This column appeared in the Arizona Daily Sun in April 2004.

Ex-NBA star giving back to Denver community

By Ed Odeven

His story is better than any buzzer-beating basket. His reality beats any fantasy.

Micheal Ray Richardson overcame the path of self-destruction and now does all he can to keep others away from the perils of drugs.

As the community ambassador of the Denver Nuggets, Richardson is a visible figure in his home state, a tireless spokesman for one of the most important topics of our time: drugs.

“I speak to kids every day about how important it is to stay in school, to carefully choose your friends and beware of the dangers about being around the wrong people since they are always getting involved with drugs,” Richardson was saying Saturday during a phone conversation.

“My speech is really from my history. I think that a person like me has a lot to offer young kids.”

A former first-round draft pick of the New York Knicks (fourth overall in 1978, two spots ahead of a guy from French Lick, Ind., named Larry Bird), Richardson quickly established himself as one of the league’s top point guards in the early ’80s. He was a brilliant defender — Sugar Ray, as the fans would say, led the NBA in steals three times — an exceptional passer and a first-rate scorer. (His name was one I’d repeat over and over again, consciously and unconsciously, after watching a game. While playing ball on NYC-area playgrounds, kids and adults used to say they were doing their best “Sugar” impersonations.)

The former University of Montana guard appeared destined for superstardom. Knickerbocker fans proclaimed that he was the second coming of Walt “Clyde” Frazier.

It seemed he had everything going for him.

But Richardson fell into a trap that befell many: he became addicted to cocaine.
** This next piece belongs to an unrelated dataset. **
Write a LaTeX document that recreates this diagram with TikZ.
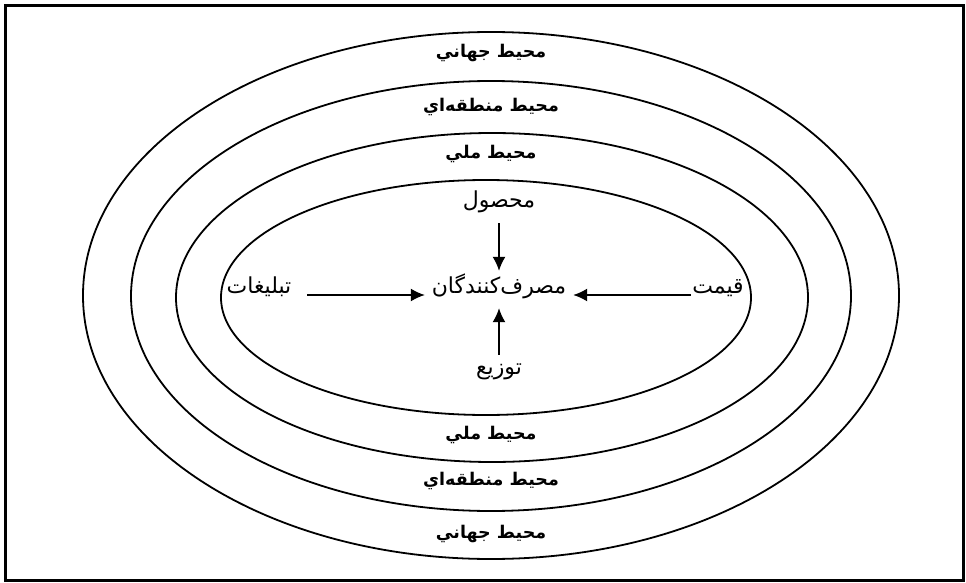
\documentclass[tikz,border=0pt]{standalone}
\usepackage{fontspec}
\usetikzlibrary{arrows.meta}
\TeXXeTstate=1
\newfontfamily\arabicfont[Script=Arabic]{DejaVu Sans}
\begin{document}
\begin{tikzpicture}[x=1pt,y=-1pt,
  ring/.style={line width=1.8pt},
  ringlab/.style={font=\arabicfont\bfseries\fontsize{17.5}{19}\selectfont, inner sep=0pt},
  lab/.style={font=\arabicfont\fontsize{22}{24}\selectfont, inner sep=0pt, text height=6pt, text depth=10pt},
  arr/.style={line width=1.5pt, -{Latex[length=14pt,width=13pt]}}]
\useasboundingbox (0,0) rectangle (966,583);
\draw[line width=3pt] (5,6) rectangle (963,580);
% rings
\coordinate (c1) at (491,295.5);
\coordinate (c2) at (491,296);
\coordinate (c3) at (492,297.5);
\coordinate (c4) at (486,297.5);
\draw[ring] (c1) ellipse [x radius=408pt, y radius=263.5pt];
\draw[ring] (c2) ellipse [x radius=360pt, y radius=215pt];
\draw[ring] (c3) ellipse [x radius=316pt, y radius=164.5pt];
\draw[ring] (c4) ellipse [x radius=265pt, y radius=117.5pt];
% ring labels
\node[ringlab] (wt) at (491,53) {\beginR محيط جهاني\endR};
\node[ringlab] (rt) at (491,107) {\beginR محيط منطقه‌اي\endR};
\node[ringlab] (nt) at (491,154) {\beginR محيط ملي\endR};
\node[ringlab] (nb) at (491,435) {\beginR محيط ملي\endR};
\node[ringlab] (rb) at (491,481) {\beginR محيط منطقه‌اي\endR};
\node[ringlab] (wb) at (491,534) {\beginR محيط جهاني\endR};
% inner labels
\node[lab, minimum width=148pt, minimum height=48pt] (cons) at (499,295) {\beginR مصرف‌کنندگان\endR};
\node[lab, minimum height=28pt] (mahsul) at (499,209) {\beginR محصول\endR};
\node[lab, minimum height=42pt] (tozi) at (499,376) {\beginR توزيع\endR};
\node[lab, minimum width=54pt] (gheymat) at (718,295) {\beginR قيمت\endR};
\node[lab, minimum width=96pt] (tabl) at (259,295) {\beginR تبليغات\endR};
% arrows
\draw[arr] (mahsul.south) -- (cons.north);
\draw[arr, shorten >=-11pt] (tozi.north) -- (cons.south);
\draw[arr] (gheymat.west) -- (cons.east);
\draw[arr] (tabl.east) -- (cons.west);
\end{tikzpicture}
\end{document}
“If you go looking for trouble, you’re going to find it,” he told Jet Magazine in an October 2003 interview.

Which is exactly what happened.

In 1986, Richardson was banned from the NBA after testing positive for cocaine for a third time, as ordered by NBA commissioner David Stern. At the time, he was playing for the New Jersey Nets, his third NBA team.

But wait, the story gets better.

Richardson got clean, put his life back in order and began a 14-year professional career overseas, playing in France and Italy and Yugoslavia and Israel. He retired in 2001 at the age of 46. He says he loved every minute of the experiences he had playing in Europe.

No doubt 22 years as a pro left Richardson with a gold mine of memories. Unfortunately, I didn’t have time on Saturday to ask him about all of them. So I decided to ask him two simple questions: Who was the best player you ever played against in Europe? And who was the best player you ever played with in the U.S.?

“The best I ever played against over there was Bob McAdoo,” Richardson says of the Hall of Fame forward who averaged 30-plus points a game for three successive seasons with the Buffalo Braves in the early ’70s. “He was 41 when I got over there and he was still putting the ball in the basket.”

Richardson says Otis Birdsong, the vastly underrated Nets guard, was the best teammate he ever had.

Reflecting on his life, Richardson says Stern is, and always will be, a special person to him.

“He’s not only the NBA commissioner (to me), he’s a man,” Richardson says. “He has feelings. He has a heart. I know what happened to me, but he didn’t really have a choice. But I respect that and I dealt with it because I put myself in that predicament. So I had to get myself out. I have a lot of respect for what he’s done for me.”

Nowadays, people are gaining the same respect for Richardson. His week-to-week schedule is filled with activities that make a difference in the lives of countless people. Some days he speaks at schools, other days he’s busy helping out at a charity fund-raiser.

On May 5, in Bologna, Italy, where he used to play, he’ll participate in a charity basketball game to raise money for children with leukemia. And yes, Richardson will lace up his high-tops for the game.

After retiring in 2001, Richardson began running clinics for the NBA in Europe. He took his current job with the Nuggets last year.

“It’s been great. It gives me an opportunity to get back into the NBA family,” says Richardson, who lives in Aurora, Colo., with his wife and two young children. “It gives me the chance to work for a great franchise and a great guy like Kiki (Nuggets general manger Kiki Vandeweghe), plus the team is winning. So this has been a real good year.”

Our conversation abruptly turned to the Nuggets’ first-round playoff series against the Western Conference’s top-seeded team, the Minnesota Timberwolves, which starts today.

And what do you think of the Nuggets’ chances against the Wolves? I asked him.

“I think it goes seven (games),” he says, “because I think that we can beat them. In basketball anything can happen.”

The same is true in life. Micheal Ray Richardson is living proof.